++++ Information supplied ++++

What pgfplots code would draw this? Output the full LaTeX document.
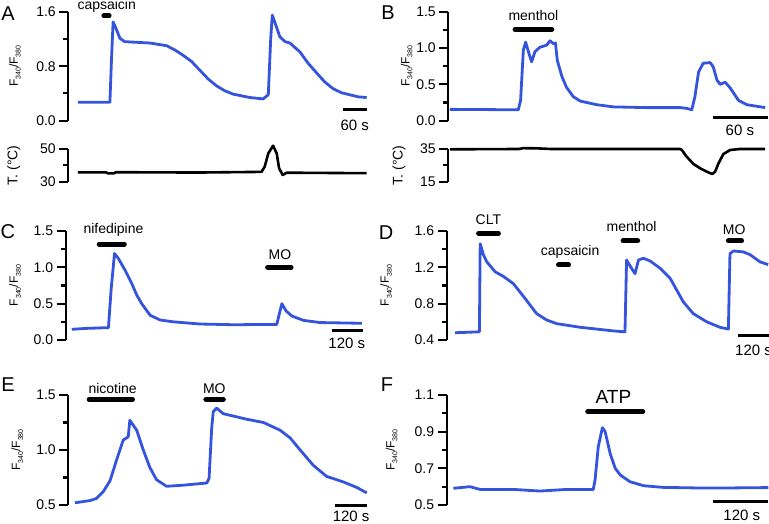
\documentclass[border=0pt]{standalone}
\usepackage{fontspec}
\setmainfont{Liberation Sans}
\usepackage{pgfplots}
\pgfplotsset{compat=1.18}
\definecolor{trblue}{RGB}{52,84,222}

\newcommand{\ratio}{F\raisebox{-0.45ex}{\fontsize{7}{8}\selectfont 340}/F\raisebox{-0.45ex}{\fontsize{7}{8}\selectfont 380}}

\pgfplotsset{
  panel/.style={
    scale only axis, clip=false,
    axis x line=none, axis y line=left,
    axis line style={-, line width=2.1pt},
    tick align=outside, ytick pos=left,
    major tick length=9pt, minor tick length=5pt,
    tick style={line width=2.1pt, black},
    minor y tick num=1,
    yticklabel style={font=\fontsize{14}{16}\selectfont,
      /pgf/number format/fixed, /pgf/number format/fixed zerofill,
      /pgf/number format/precision=1},
    /pgf/number format/assume math mode=true,
    ylabel style={font=\fontsize{12}{14}\selectfont, anchor=center},
  },
  ca/.style={color=trblue, line width=2.8pt, line join=round, no marks},
  temp/.style={black, line width=2.6pt, line join=round, no marks},
  drug/.style={black, line width=5pt, line cap=round, no marks},
  scalebar/.style={black, line width=3pt, no marks},
}
\tikzset{
  lbl/.style={font=\fontsize{14}{16}\selectfont, inner sep=0pt},
  sbl/.style={font=\fontsize{15}{17}\selectfont, inner sep=0pt},
  letter/.style={font=\fontsize{20}{22}\selectfont, inner sep=0pt},
}

\begin{document}
\begin{tikzpicture}
\useasboundingbox (0,0) rectangle (769pt,524pt);

% ---------- A ----------
\begin{axis}[panel, at={(68.3pt,403.3pt)}, anchor=south west,
  width=300pt, height=109pt,
  xmin=-24, xmax=726, ymin=0, ymax=1.6, ytick={0,0.8,1.6},
  ylabel={\ratio}, ylabel style={at={(axis description cs:-0.178,0.5)}}]
\addplot[ca] coordinates {(0,0.27)(80,0.27)(84,0.9)(88,1.45)(97,1.33)(105,1.21)
  (117,1.16)(180,1.14)(222,1.10)(242,1.04)(263,0.96)(284,0.87)(305,0.74)(326,0.61)
  (347,0.51)(367,0.44)(388,0.39)(430,0.34)(463,0.32)(476,0.38)(482,1.2)(486,1.55)
  (492,1.45)(505,1.23)(518,1.16)(530,1.14)(555,1.01)(576,0.84)(597,0.70)(617,0.57)
  (638,0.47)(659,0.41)(680,0.38)(701,0.35)(722,0.34)};
\addplot[drug] coordinates {(65,1.54)(78,1.54)};
\addplot[scalebar] coordinates {(663,0.17)(722,0.17)};
\node[lbl] at (axis cs:72,1.68) {capsaicin};
\node[sbl] at (axis cs:692,-0.07) {60 s};
\node[letter] at (axis description cs:-0.201,0.979) {A};
\end{axis}

\begin{axis}[panel, at={(68.3pt,342.3pt)}, anchor=south west,
  width=300pt, height=32.7pt,
  xmin=-24, xmax=726, ymin=30, ymax=50, ytick={30,50}, yticklabels={30,50},
  ylabel={T. (°C)}, ylabel style={at={(axis description cs:-0.182,0.5)},
  font=\fontsize{14}{16}\selectfont}]
\addplot[temp] coordinates {(0,35.7)(70,35.7)(75,35.1)(90,35.1)(95,35.8)(300,35.6)
  (459,36.0)(467,39.2)(476,47.3)(488,52)(497,47.3)(503,38.2)(512,34.1)(522,35.5)(722,35.2)};
\end{axis}

% ---------- B ----------
\begin{axis}[panel, at={(448.3pt,403.3pt)}, anchor=south west,
  width=320pt, height=109pt,
  xmin=-1.8, xmax=347, ymin=0, ymax=1.5, ytick={0,0.5,1,1.5},
  ylabel={\ratio}, ylabel style={at={(axis description cs:-0.13,0.5)}}]
\addplot[ca] coordinates {(0,0.156)(74.5,0.15)(77,0.28)(80,0.97)(82.5,1.08)(86,0.93)
  (89,0.81)(92.7,0.95)(98,1.01)(105.5,1.04)(109,1.10)(112.7,1.06)(115,1.07)(117,0.83)
  (122,0.61)(127,0.46)(134.5,0.33)(142,0.27)(160,0.22)(178,0.19)(214.5,0.18)(251,0.18)
  (258,0.17)(263.6,0.15)(267,0.33)(271,0.67)(276,0.79)(283.6,0.80)(287,0.74)(291,0.56)
  (294.5,0.50)(300,0.53)(305.5,0.45)(314.5,0.28)(323.6,0.22)(343.6,0.18)};
\addplot[drug] coordinates {(71,1.257)(111,1.257)};
\addplot[scalebar] coordinates {(287,0.046)(347,0.046)};
\node[lbl] at (axis cs:91,1.445) {menthol};
\node[sbl] at (axis cs:316,-0.13) {60 s};
\node[letter] at (axis description cs:-0.188,0.988) {B};
\end{axis}

\begin{axis}[panel, at={(448.3pt,342.3pt)}, anchor=south west,
  width=320pt, height=32.7pt,
  xmin=-1.8, xmax=347, ymin=15, ymax=35, ytick={15,35}, yticklabels={15,35},
  ylabel={T. (°C)}, ylabel style={at={(axis description cs:-0.154,0.5)},
  font=\fontsize{14}{16}\selectfont}]
\addplot[temp] coordinates {(0,34.8)(75,35)(80,35.5)(95,35.4)(110,35)(251,35)
  (252.7,34.4)(258,30.3)(265.5,25.8)(272.7,23.2)(280,21.1)(286,19.7)(289,21.1)
  (292.7,26.2)(298,31.9)(305.5,34.4)(316,35)(343.6,35)};
\end{axis}

% ---------- C ----------
\begin{axis}[panel, at={(65.7pt,184pt)}, anchor=south west,
  width=297.7pt, height=109pt,
  xmin=-23, xmax=1105, ymin=0, ymax=1.5, ytick={0,0.5,1,1.5},
  ylabel={\ratio}, ylabel style={at={(axis description cs:-0.170,0.5)}}]
\addplot[ca] coordinates {(0,0.147)(57,0.16)(139,0.17)(149,0.69)(162,1.19)(177,1.12)
  (202,0.96)(227,0.78)(246,0.62)(265,0.50)(297,0.34)(335,0.275)(385,0.25)(486,0.22)
  (613,0.21)(777,0.215)(787,0.37)(796,0.50)(812,0.40)(834,0.33)(878,0.27)(941,0.24)(1099,0.23)};
\addplot[drug] coordinates {(104,1.32)(199,1.32)};
\addplot[drug] coordinates {(742,1.0)(831,1.0)};
\addplot[scalebar] coordinates {(985,0.124)(1105,0.124)};
\node[lbl] at (axis cs:158,1.51) {nifedipine};
\node[lbl] at (axis cs:789,1.18) {MO};
\node[sbl] at (axis cs:1042,-0.046) {120 s};
\node[letter] at (axis description cs:-0.194,0.994) {C};
\end{axis}

% ---------- D ----------
\begin{axis}[panel, at={(446.7pt,184pt)}, anchor=south west,
  width=322.3pt, height=109pt,
  xmin=-32, xmax=1190, ymin=0.4, ymax=1.6, ytick={0.4,0.8,1.2,1.6},
  ylabel={\ratio}, ylabel style={at={(axis description cs:-0.188,0.5)}}]
\addplot[ca] coordinates {(0,0.48)(92,0.49)(95,1.46)(107,1.34)(120,1.26)(152,1.15)
  (183,1.10)(221,1.02)(259,0.88)(309,0.69)(347,0.62)(385,0.58)(474,0.54)(600,0.50)
  (644,0.49)(650,1.28)(660,1.23)(682,1.13)(695,1.28)(714,1.30)(739,1.27)(777,1.19)
  (815,1.08)(840,0.95)(865,0.82)(903,0.69)(954,0.60)(1004,0.54)(1036,0.52)(1042,1.35)
  (1055,1.38)(1092,1.37)(1118,1.34)(1156,1.26)(1187,1.23)};
\addplot[drug] coordinates {(89,1.574)(164,1.574)};
\addplot[drug] coordinates {(392,1.226)(430,1.226)};
\addplot[drug] coordinates {(637,1.49)(692,1.49)};
\addplot[drug] coordinates {(1036,1.49)(1086,1.49)};
\addplot[scalebar] coordinates {(1074,0.448)(1194,0.448)};
\node[lbl] at (axis cs:126,1.72) {CLT};
\node[lbl] at (axis cs:436,1.37) {capsaicin};
\node[lbl] at (axis cs:669,1.65) {menthol};
\node[lbl] at (axis cs:1058,1.61) {MO};
\node[sbl, anchor=west] at (axis cs:1061,0.29) {120 s};
\node[letter] at (axis description cs:-0.188,0.982) {D};
\end{axis}

% ---------- E ----------
\begin{axis}[panel, at={(68.3pt,19pt)}, anchor=south west,
  width=300pt, height=110pt,
  xmin=-25, xmax=1111, ymin=0.5, ymax=1.5, ytick={0.5,1,1.5},
  ylabel={\ratio}, ylabel style={at={(axis description cs:-0.17,0.5)}}]
\addplot[ca] coordinates {(0,0.52)(57,0.54)(82,0.56)(107,0.62)(133,0.72)(158,0.91)
  (183,1.09)(202,1.12)(208,1.27)(234,1.18)(259,1.0)(284,0.84)(309,0.73)(347,0.67)
  (410,0.68)(499,0.70)(508,0.74)(518,1.20)(524,1.35)(537,1.38)(562,1.33)(650,1.28)
  (714,1.25)(777,1.18)(815,1.11)(853,1.0)(903,0.86)(953,0.76)(1016,0.71)(1067,0.66)
  (1105,0.61)};
\addplot[drug] coordinates {(54,1.46)(218,1.46)};
\addplot[drug] coordinates {(496,1.46)(562,1.46)};
\addplot[scalebar] coordinates {(985,0.494)(1105,0.494)};
\node[lbl] at (axis cs:143,1.56) {nicotine};
\node[lbl] at (axis cs:528,1.56) {MO};
\node[sbl] at (axis cs:1046,0.40) {120 s};
\node[letter] at (axis description cs:-0.201,1.09) {E};
\end{axis}

% ---------- F ----------
\begin{axis}[panel, at={(446.7pt,19pt)}, anchor=south west,
  width=321.7pt, height=110pt,
  xmin=-14.5, xmax=687, ymin=0.5, ymax=1.1, ytick={0.5,0.7,0.9,1.1},
  ylabel={\ratio}, ylabel style={at={(axis description cs:-0.171,0.5)}}]
\addplot[ca] coordinates {(0,0.591)(36,0.60)(58,0.585)(131,0.585)(189,0.576)(247,0.585)
  (305,0.585)(309,0.636)(316,0.818)(325,0.922)(331,0.90)(342,0.78)(353,0.70)(364,0.664)
  (385,0.627)(415,0.605)(458,0.596)(531,0.593)(604,0.593)(687,0.595)};
\addplot[drug] coordinates {(293,1.009)(413,1.009)};
\addplot[scalebar] coordinates {(567,0.518)(687,0.518)};
\node[font=\fontsize{19}{21}\selectfont, inner sep=0pt] at (axis cs:349,1.09) {ATP};
\node[sbl] at (axis cs:629,0.445) {120 s};
\node[letter] at (axis description cs:-0.186,1.09) {F};
\end{axis}
\end{tikzpicture}
\end{document}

++++

Work to be completed
Restate the material word for word from its first line through the line containing "(0,0) rectangle (769pt,524pt);", both included; the pictures do not belong in it.

Solution for this task
What pgfplots code would draw this? Output the full LaTeX document.
\documentclass[border=0pt]{standalone}
\usepackage{fontspec}
\setmainfont{Liberation Sans}
\usepackage{pgfplots}
\pgfplotsset{compat=1.18}
\definecolor{trblue}{RGB}{52,84,222}

\newcommand{\ratio}{F\raisebox{-0.45ex}{\fontsize{7}{8}\selectfont 340}/F\raisebox{-0.45ex}{\fontsize{7}{8}\selectfont 380}}

\pgfplotsset{
  panel/.style={
    scale only axis, clip=false,
    axis x line=none, axis y line=left,
    axis line style={-, line width=2.1pt},
    tick align=outside, ytick pos=left,
    major tick length=9pt, minor tick length=5pt,
    tick style={line width=2.1pt, black},
    minor y tick num=1,
    yticklabel style={font=\fontsize{14}{16}\selectfont,
      /pgf/number format/fixed, /pgf/number format/fixed zerofill,
      /pgf/number format/precision=1},
    /pgf/number format/assume math mode=true,
    ylabel style={font=\fontsize{12}{14}\selectfont, anchor=center},
  },
  ca/.style={color=trblue, line width=2.8pt, line join=round, no marks},
  temp/.style={black, line width=2.6pt, line join=round, no marks},
  drug/.style={black, line width=5pt, line cap=round, no marks},
  scalebar/.style={black, line width=3pt, no marks},
}
\tikzset{
  lbl/.style={font=\fontsize{14}{16}\selectfont, inner sep=0pt},
  sbl/.style={font=\fontsize{15}{17}\selectfont, inner sep=0pt},
  letter/.style={font=\fontsize{20}{22}\selectfont, inner sep=0pt},
}

\begin{document}
\begin{tikzpicture}
\useasboundingbox (0,0) rectangle (769pt,524pt);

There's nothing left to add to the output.